Uma das coisas mais interessantes é que Kaurismäki aproveita essa história de amor um tanto inusitada para também tecer críticas sociais. Só que não óbvias. A todo o momento, tanto ele quanto ela escutam rádio, e as notícias mais frequentes (pra não dizer onipresentes) se referem aos ataques russos à Ucrânia nestes últimos tempos. Mesmo quando ambos estão juntos, e querem apenas escutar uma música para relaxar, notícias de bombardeios a Kiev estão lá, como um lembrete de que não há espaço para descanso nesse mundo, que a todo momento há uma tragédia acontecendo. 

Mas, felizmente, o filme não pesa nem um pouco a mão nesse sentido, mesmo quando mostra que o sistema de trabalho atual continua explorando os mais pobres. Contudo, mesmo com essas questões em pauta, em vários outros momentos o filme é mais leve e divertido (obviamente, ao estilo de Kaurismäki, com seu humor que faz graça a partir da seriedade e de certa melancolia dos personagens). É quase como se o filme admitisse que a vida é tragicômica, cheia de contradições e problemas, mas, ainda com alguns pontos de leveza (assim como as folhas que caem no outono). 

O roteiro é muito bom porque não entrega nada de mão beijada, nem a crítica social que vez ou outra notamos no ambiente de trabalho dos personagens e nas incursões de rádio sobre a guerra, nem do próprio sentimento de ambos os protagonistas. Ele está realmente só melancólico e deprimido, ou há algo a mais em sua tristeza? E por que ela se interessou por ele rapidamente? Seria amor genuíno o que um sente pelo outro, ou apenas carência diante de tantos revezes na vida? Nada disso é mostrado de maneira expositiva, e nós, enquanto espectadores, precisamos pincelar detalhes para construir essa, que talvez, seja só uma simples e singela história de amor.
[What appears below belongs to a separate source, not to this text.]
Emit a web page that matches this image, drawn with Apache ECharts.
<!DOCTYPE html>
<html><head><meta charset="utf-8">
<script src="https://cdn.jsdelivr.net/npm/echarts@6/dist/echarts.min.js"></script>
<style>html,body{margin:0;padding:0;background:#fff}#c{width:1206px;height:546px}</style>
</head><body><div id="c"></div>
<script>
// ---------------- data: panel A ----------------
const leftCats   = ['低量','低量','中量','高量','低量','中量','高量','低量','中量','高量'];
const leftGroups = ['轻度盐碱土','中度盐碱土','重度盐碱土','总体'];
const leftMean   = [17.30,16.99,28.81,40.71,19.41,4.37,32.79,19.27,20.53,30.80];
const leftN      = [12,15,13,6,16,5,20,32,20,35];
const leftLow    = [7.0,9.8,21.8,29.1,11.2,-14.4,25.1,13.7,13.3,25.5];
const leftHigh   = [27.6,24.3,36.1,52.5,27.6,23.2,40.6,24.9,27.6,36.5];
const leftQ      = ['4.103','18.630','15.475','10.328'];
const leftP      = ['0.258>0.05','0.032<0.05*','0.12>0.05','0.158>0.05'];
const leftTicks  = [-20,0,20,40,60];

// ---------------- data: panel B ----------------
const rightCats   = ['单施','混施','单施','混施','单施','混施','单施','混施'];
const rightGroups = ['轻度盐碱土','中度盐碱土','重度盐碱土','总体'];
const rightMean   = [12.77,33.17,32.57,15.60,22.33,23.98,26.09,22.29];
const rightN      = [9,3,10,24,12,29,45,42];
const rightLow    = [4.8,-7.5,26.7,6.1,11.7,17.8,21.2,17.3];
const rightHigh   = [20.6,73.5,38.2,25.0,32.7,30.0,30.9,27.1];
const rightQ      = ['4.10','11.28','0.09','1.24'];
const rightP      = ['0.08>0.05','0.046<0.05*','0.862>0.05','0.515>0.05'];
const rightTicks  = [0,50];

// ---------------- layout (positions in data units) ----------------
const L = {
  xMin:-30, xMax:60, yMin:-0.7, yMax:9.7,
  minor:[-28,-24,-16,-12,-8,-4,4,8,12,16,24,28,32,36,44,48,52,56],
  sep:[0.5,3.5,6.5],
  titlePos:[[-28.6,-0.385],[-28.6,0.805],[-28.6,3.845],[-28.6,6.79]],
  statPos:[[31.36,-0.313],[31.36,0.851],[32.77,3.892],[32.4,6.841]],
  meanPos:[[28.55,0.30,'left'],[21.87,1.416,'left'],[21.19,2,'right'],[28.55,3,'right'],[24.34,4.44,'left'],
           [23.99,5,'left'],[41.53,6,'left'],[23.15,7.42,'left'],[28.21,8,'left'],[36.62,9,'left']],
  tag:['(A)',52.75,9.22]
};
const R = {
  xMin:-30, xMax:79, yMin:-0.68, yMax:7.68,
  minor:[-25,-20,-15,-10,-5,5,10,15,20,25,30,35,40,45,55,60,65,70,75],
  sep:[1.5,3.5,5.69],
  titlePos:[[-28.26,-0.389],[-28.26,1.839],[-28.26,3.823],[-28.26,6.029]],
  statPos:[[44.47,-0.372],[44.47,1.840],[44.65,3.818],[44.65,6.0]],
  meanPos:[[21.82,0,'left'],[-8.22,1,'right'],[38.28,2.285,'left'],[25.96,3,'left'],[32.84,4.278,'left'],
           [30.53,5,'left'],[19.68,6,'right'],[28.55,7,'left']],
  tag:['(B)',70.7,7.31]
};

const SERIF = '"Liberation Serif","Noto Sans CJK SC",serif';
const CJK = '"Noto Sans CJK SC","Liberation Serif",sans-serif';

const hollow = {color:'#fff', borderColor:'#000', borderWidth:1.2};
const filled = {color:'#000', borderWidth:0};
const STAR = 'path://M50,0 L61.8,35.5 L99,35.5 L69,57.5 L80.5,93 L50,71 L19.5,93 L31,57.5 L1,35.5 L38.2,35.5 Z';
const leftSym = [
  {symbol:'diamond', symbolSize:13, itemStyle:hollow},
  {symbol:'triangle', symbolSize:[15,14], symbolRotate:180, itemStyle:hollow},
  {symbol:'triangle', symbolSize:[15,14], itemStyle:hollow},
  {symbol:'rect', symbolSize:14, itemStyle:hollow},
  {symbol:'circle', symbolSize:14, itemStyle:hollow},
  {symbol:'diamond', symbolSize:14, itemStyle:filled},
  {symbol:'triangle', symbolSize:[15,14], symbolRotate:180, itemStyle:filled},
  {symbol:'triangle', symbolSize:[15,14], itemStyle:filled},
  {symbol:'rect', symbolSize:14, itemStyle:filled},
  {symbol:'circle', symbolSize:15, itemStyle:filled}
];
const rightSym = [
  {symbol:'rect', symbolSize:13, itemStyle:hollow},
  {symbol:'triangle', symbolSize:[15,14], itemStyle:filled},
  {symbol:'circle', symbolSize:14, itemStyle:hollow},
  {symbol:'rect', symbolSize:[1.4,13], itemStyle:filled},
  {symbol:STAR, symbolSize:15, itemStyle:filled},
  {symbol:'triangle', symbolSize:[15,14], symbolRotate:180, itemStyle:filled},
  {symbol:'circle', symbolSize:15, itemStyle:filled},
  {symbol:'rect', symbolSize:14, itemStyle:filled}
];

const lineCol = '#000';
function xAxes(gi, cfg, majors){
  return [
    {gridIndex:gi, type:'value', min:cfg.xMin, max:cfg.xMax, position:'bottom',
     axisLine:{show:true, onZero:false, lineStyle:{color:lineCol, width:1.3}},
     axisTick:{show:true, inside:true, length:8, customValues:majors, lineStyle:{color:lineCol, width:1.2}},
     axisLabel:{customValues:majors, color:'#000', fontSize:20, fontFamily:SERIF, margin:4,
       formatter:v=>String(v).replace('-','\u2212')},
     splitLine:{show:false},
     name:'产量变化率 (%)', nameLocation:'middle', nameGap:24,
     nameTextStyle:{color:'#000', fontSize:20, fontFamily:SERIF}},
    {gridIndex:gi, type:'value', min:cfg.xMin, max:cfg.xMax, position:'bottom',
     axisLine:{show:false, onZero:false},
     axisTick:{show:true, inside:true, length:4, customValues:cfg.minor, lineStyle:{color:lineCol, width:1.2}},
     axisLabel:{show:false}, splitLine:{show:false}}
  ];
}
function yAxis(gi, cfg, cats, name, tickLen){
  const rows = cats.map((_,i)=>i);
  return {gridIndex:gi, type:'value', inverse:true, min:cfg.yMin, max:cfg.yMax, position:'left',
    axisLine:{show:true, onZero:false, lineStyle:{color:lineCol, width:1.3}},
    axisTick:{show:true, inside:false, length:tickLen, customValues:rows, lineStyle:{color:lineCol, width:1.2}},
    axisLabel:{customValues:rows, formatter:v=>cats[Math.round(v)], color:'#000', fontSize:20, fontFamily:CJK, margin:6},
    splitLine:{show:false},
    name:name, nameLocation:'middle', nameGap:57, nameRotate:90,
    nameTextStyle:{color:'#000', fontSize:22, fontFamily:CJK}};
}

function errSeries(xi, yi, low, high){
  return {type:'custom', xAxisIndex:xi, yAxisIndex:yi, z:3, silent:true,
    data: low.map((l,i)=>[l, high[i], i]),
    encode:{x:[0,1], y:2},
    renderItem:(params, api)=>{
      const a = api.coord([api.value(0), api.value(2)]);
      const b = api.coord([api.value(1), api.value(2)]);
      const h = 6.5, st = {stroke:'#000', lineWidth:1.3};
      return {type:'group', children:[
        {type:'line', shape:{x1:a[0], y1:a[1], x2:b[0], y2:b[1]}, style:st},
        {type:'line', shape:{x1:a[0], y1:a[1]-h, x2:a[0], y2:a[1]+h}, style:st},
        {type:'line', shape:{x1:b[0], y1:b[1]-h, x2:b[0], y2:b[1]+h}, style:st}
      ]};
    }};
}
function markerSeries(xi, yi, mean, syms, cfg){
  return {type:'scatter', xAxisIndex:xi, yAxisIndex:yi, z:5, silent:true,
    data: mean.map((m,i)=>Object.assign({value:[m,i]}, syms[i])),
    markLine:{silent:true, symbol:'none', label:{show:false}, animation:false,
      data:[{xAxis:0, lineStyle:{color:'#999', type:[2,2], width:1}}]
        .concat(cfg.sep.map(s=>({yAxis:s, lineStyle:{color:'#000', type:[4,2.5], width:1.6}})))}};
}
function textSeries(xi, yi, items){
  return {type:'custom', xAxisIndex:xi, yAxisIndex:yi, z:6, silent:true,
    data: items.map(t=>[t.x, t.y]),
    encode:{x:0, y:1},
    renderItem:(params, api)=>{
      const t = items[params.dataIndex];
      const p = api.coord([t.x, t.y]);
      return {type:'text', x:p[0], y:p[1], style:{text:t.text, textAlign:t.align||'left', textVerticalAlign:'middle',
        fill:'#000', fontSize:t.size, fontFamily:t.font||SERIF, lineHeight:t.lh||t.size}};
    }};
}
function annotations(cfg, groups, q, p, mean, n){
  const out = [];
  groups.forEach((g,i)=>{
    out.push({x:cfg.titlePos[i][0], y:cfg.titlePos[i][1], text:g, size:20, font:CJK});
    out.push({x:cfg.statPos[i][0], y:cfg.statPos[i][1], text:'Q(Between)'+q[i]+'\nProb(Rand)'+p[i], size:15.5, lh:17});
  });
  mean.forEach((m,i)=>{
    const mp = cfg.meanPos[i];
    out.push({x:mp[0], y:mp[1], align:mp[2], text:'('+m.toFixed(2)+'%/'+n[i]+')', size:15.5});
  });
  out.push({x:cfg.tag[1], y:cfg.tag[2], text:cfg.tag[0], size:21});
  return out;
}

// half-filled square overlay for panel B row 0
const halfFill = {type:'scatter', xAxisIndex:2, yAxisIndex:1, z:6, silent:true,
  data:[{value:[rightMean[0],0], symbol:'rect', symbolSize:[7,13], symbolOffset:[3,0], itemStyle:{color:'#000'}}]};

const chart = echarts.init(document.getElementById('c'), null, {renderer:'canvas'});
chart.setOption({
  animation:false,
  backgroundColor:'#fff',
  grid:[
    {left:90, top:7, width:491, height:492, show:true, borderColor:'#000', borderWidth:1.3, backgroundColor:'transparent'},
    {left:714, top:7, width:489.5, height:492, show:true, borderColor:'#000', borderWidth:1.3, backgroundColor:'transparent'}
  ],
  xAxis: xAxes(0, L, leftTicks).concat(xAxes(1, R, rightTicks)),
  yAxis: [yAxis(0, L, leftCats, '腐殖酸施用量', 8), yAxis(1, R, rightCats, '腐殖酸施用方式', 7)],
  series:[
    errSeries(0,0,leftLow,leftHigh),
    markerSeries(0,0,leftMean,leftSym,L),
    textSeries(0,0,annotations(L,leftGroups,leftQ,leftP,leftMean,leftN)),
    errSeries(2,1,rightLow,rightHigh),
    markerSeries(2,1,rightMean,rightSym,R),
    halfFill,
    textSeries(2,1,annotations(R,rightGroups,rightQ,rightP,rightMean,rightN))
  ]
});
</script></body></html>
"Folhas de Outono" também se assemelha a uma pequena crônica do cotidiano, onde pequenas ações podem ser bastante significativas para quem tem uma vida excessivamente simplória e sem perspectivas, trabalhando muito e ganhando pouco, imerso em noticiários de tragédias, e cuja única diversão é ter encontros com alguns esporádicos amigos para ouvir músicas que, cujas letras, já apresentam um coeficiente bem significativo de depressão e melancolia. 

De fato, o ambiente retratado no filme parece algo frio e sem vida demais, como o prenúncio de um longo inverno. Mas, há alguma perspectiva (e talvez esperança) naquilo de mais básico que temos, que são as relações gumanos, mesmo que elas ainda sejam invasivas, um tanto arredias. Porém,, ainda assim, são relações, onde um tenta compreender o outro, e, mesmo assim, fazendo suas exigências pessoais (é o ser humano é um animal difícil).
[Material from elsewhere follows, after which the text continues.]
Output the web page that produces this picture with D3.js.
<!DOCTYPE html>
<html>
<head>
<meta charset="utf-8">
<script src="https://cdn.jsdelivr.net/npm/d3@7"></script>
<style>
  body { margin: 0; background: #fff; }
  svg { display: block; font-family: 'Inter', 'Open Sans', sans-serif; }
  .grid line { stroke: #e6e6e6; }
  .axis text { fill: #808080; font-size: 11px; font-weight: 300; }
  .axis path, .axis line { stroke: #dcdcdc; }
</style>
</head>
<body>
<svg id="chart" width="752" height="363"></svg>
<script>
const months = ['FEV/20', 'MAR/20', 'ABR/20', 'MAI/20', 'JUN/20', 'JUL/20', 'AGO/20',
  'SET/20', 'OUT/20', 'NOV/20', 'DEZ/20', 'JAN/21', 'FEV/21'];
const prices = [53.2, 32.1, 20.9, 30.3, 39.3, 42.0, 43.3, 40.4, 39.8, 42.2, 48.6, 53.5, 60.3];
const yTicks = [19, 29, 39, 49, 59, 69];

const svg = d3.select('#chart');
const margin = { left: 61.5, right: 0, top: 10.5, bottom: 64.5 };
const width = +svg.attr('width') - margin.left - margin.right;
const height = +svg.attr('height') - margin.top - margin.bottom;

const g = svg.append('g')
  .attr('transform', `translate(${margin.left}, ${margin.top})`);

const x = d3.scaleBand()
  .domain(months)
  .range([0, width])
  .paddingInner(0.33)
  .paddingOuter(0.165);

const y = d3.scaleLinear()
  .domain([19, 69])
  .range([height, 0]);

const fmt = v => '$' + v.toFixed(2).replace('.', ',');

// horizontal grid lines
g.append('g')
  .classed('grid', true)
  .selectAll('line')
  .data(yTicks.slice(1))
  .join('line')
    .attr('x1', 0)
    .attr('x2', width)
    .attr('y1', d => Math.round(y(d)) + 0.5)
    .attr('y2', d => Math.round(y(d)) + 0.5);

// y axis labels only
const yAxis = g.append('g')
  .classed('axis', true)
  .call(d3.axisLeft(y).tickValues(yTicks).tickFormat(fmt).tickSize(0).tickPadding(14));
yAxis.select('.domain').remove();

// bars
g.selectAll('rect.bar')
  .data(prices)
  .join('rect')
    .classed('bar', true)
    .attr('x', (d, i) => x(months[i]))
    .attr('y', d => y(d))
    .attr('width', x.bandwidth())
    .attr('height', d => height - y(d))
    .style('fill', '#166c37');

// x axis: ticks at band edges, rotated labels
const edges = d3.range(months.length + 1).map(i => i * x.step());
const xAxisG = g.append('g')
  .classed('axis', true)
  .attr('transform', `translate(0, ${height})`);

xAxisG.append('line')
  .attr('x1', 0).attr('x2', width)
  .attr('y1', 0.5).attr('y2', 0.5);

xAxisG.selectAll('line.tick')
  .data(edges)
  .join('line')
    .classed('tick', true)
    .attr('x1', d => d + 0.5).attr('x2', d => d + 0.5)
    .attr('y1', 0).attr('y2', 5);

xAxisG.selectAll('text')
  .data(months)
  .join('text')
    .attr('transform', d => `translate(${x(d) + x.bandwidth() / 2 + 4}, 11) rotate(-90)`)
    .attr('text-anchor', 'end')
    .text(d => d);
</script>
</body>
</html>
Sim, "Folhas de Outono" é um filme sobre o amor. Um amor meio complicado de se lidar, mas, que, aos trancos e barrancos, pode ser construir em uma bonita história. Apesar da melancolia. Apesar das notícias da guerra. Apesar dos empregos horríveis que somos obrigados a ter. Apesar de tudo isso, Kaurismäki construiu uma obra esperançosa, de certo modo engraçada, meio trágica às vezes, mas, que traz algumas reflexões sobre nós e os outros. Um filme, portanto, mais profundo que aparenta.